In any event, Mimi’s baggage is packed, the rails lead into the future, and action is imminent!
The range of Mimi’s work is impressive: In addition to the paintings and drawings for which she is best known, she has also made surrealist objects, collages, and fabrics, to say nothing of the important role she has played in the elaboration of surrealist group shows: her crypt devoted to fetishism, for example, at the 1959 International Surrealist Exhibition in Paris. In her most recent works, her tableaux-paintings, which are also among her finest, the restless activity of the imagery, like prime matter in the alchemist’s cauldron, overflows the frame and leaps to our eyes. These perilous dramas, touched by the Gothic and even more by Umor, are stunningly confrontational: They pose the most urgent questions and refuse to take anything less than the viewer’s own unfettered imagination for an answer.
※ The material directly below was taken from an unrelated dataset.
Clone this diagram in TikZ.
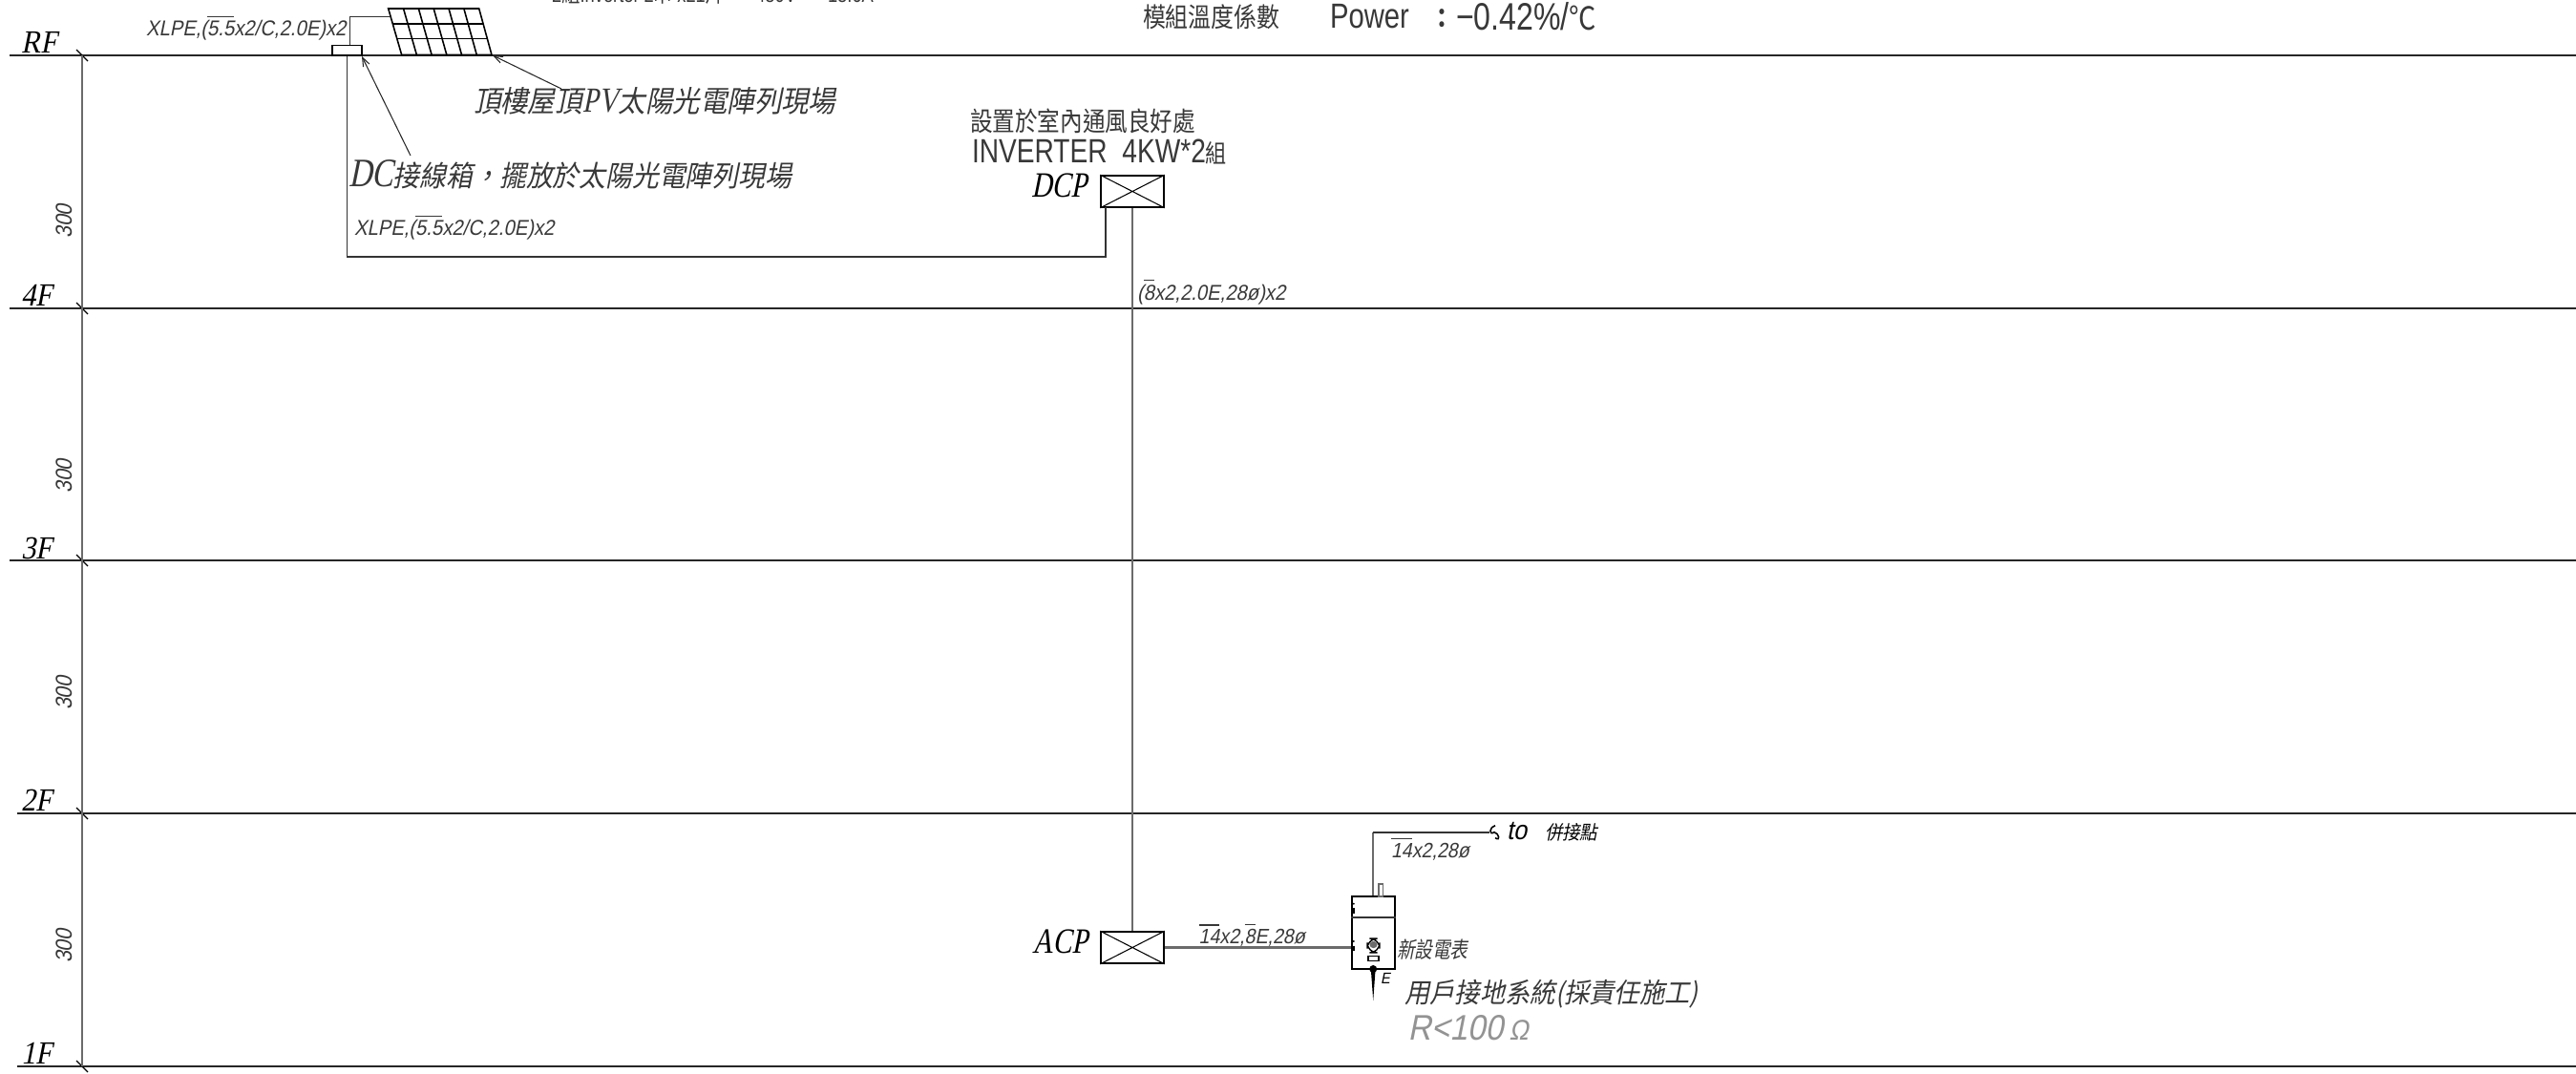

Mimi’s famous word of warning, “Knock hard, life is deaf,” is indispensable advice for anyone who seeks to follow a nonconformist path, to venture into a different life. And it is a very special pleasure to follow the paths she herself has opened for us, to enter the worlds she has shown us, and to see them through the magic lucidity of Mimi’s eyes.
Aeronaut of invisible spaces, explorer of the oneiric stratosphere, sorceress of luminous laughter, Mimi is a bird-woman who can travel equally well in the air, beneath the water, and even through fire. According to Surrealist Intrusion in the Enchanters’ Domain (the catalog of the International Surrealist Exhibition in New York, 1960–61), she herself lived “surrounded by birds.” She knows their language and their secrets: especially the secret of freedom.
This is the art of Mimi Parent: a transcendental ornithology that illuminates the secret concealed in the old saying, free as a bird, and lets us be carried away with it.